Blinko’s venom comes through on most of the songs, especially on “Eyes of the Dead” and the title track. Grant Matthews and Jon Grenville’s no nonsense bass and drum assault hammer home the songs, conjuring up the previous image of a SWAT team thundering up a staircase and crashing through a heavily barred door like it was paper. The macho vibes disappear for a moment on the quirky “Doodlebug Baby,” a song most incongruous on such a bleak album (though the dark humour does not move away totally from the grim reaper’s scythe).

The EP closes with a cover of Pachelbel’s Canon in D Major (transposed to the key of E to suit the guitar/bass setup of the band). It is such a convincing appropriation of the piece that when I first listened to the album I was racking my brains trying to figure out what classic punk song was being covered but it was only when I remembered to check the sleeve notes that I realised what was going on. This is a far better commandeering of a cultural treasure than the above-mentioned Eliot quotation; a nudge and a wink at the end of so many songs about obliteration.
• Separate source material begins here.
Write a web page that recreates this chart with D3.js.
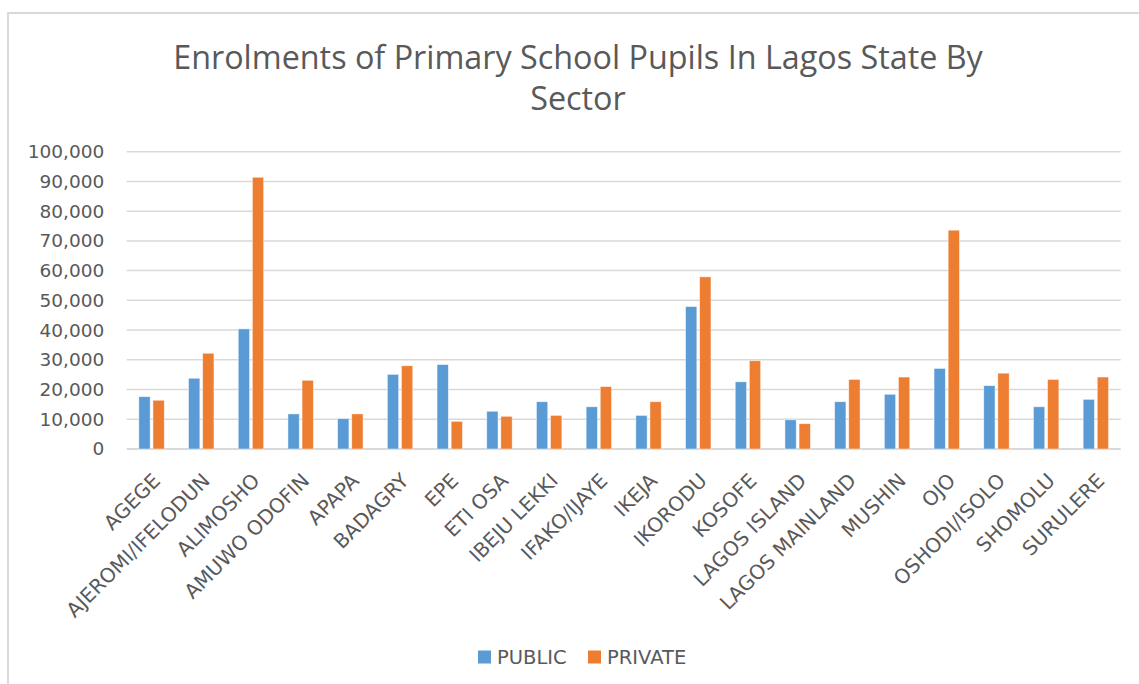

Yet there is something about Rudimentary Peni in 2008 that is lacking. Punk has long been a hollow shell of itself and any bands from that era that are still around have gone down one of two roads; greatest hits money spinners like the Sex Pistols or dramatic redevelopment projects like Wire. Being contrary curmudgeons, the Peni have walked a middle ground. They have not embraced change like some other bands have, at its heart No More Pain is a direct sibling of the group’s older material with a shinier production. Equally, they cannot be accused of “selling out” as they are hardly the kind of band kids in clothes shops want to listen to. They are dwellers of a limbo, still credible but not exactly lighting the world on fire.